Paramount Network is delaying the airing of the Heathers reboot out of respect for the recent victims of the Parkland, Florida school shooting.

'Heathers' Gets Postponed

The network released a statement on Wednesday, Feb. 28 confirming their decision to postpone the premiere of the much-awaited retelling of the satirical comedy after the Parkland shooting that left 17 dead and more injured.

"While we stand firmly behind the show, in light of the recent tragic events in Florida and out of respect for the victims, their families and loved ones, we feel the right thing to do is delay the premiere until later this year," the network's official statement reads.

Like the 1988 original film of the same name, the Heathers television series is expected to tackle many difficult subjects through the lens of high school students. Some of the issues include race, socio-economic status, and gun violence.

New Take On The 'Heathers'

Based on an '80s cult favorite starring Winona Ryder, Christian Slater, and Shannen Doherty, the new reimagining of Heathers features a youthful cast that offers a new look to the original story.

The three Heathers (Jasmine Mathews, Brendan Scannell, and Melanie Field) are the fearsome trio of popular kids, while Veronica and J.D. (Grace Victoria Cox and James Scully) are fellow high school students. Selma Blair also stars, while Doherty is set to be a guest in the pilot episode.

The original film is a cult classic, but critics aren't loving the reboot yet. A handful of reviews have already been released with most underwhelmed by the supposedly modern take on the Mean Girls of the '80s.

Refinery29 calls the show "an insult to teens in 2018," while The Hollywood Reporter chimes in saying the television show "lacks the movie's wit and wastes time with a boring pair of leads."

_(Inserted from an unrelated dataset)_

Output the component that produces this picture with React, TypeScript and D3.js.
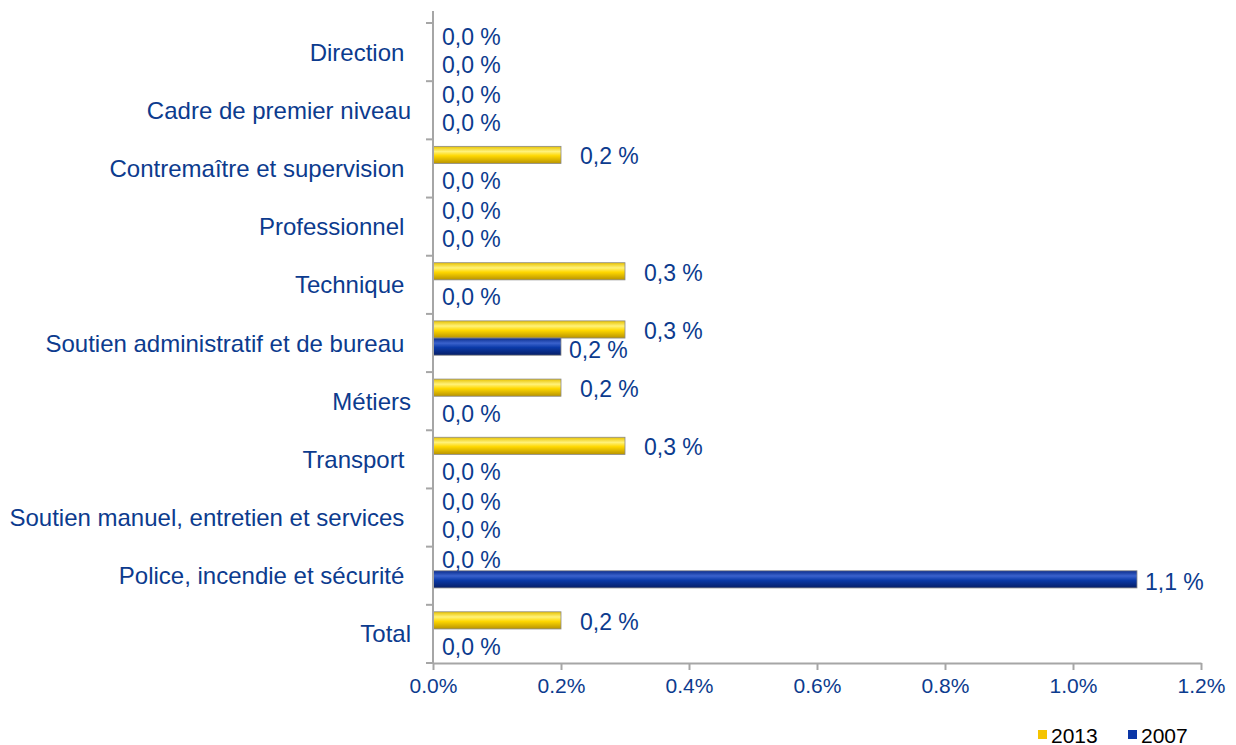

For now, fans will have to wait to see the new-look of Heathers for themselves. While Heathers was originally set to begin airtime on March 7, no updated release date has been confirmed.

Television Delays

The Paramount Network series is only one of multiple television series that opted out of their original airing dates out of respect of real-world tragedies.

USA Network postponed the release of Shooter twice in light of violence in the United States. The same network delayed the season one finale of another show Mr. Robot after the on-air shooting of a television reporter in Virginia.

Just last year, Netflix's The Punisher pulled out of its scheduled appearance at the New York City Comic-Con following the Las Vegas attack that resulted in 58 deaths.